The name change, say owners Jen Cremer and Richard Clark, just makes sense at this point, now that they have been running the restaurant for over a year and have put their own stamp on the menu and the environment. (The quirky original name came from a prominent vintage sign that hung over the door, indicating the business that used to reside there — a boot and shoe repair shop.) As Cremer tells the Chronicle, they kept the Boot & Shoe name at first because they didn't want to scare off regular customers, and because, she says, "I don’t know if we had the confidence or ambition to say, ‘Let’s go in here and make a whole new restaurant.’”

Cremer had been a manager at Hallowell's other wood-fired pizza spot, Pizzaiolo, which always had a near identical menu to Boot & Shoe. In the wake of sexual harassment and misconduct accusations against Hallowell in late 2017, he "stepped away" from both restaurants as well as Penrose, the restaurant he opened across Grand Avenue from Boot & Shoe, ultimately selling two of them to former employees.

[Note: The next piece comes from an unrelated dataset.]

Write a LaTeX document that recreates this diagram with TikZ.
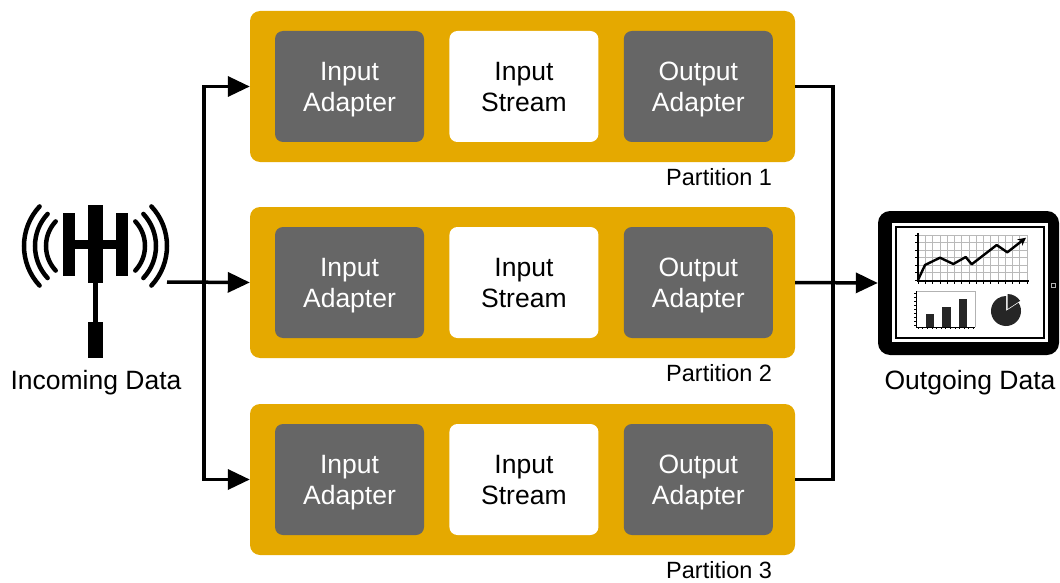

Penrose reopened in December as Almond & Oak.

Hallowell has remained in charge of the original restaurant in his mini-empire, Pizzaiolo, and he issued a somewhat poorly received "12-point plan" to redemption last fall that included offering to be dunked in a dunk tank once a month as penance. Hallowell opened another restaurant in Berkeley last year — originally intended to be a second location of Boot & Shoe — called Western Pacific.

While the restaurant soon to be known as Sister remains fairly similar to the one it has always been, chef Martin Salata (who previously worked at Pizzaiolo) has moved the menu slightly away from Hallowell's strict Cal-Italian focus to include Asian and other influences in certain dishes — though pizza remains at the center of the menu. He also changed the pizza dough from a Neapolitan one to a chewier version made with a sourdough starter.

Look for the rebranding to Sister to take place in August.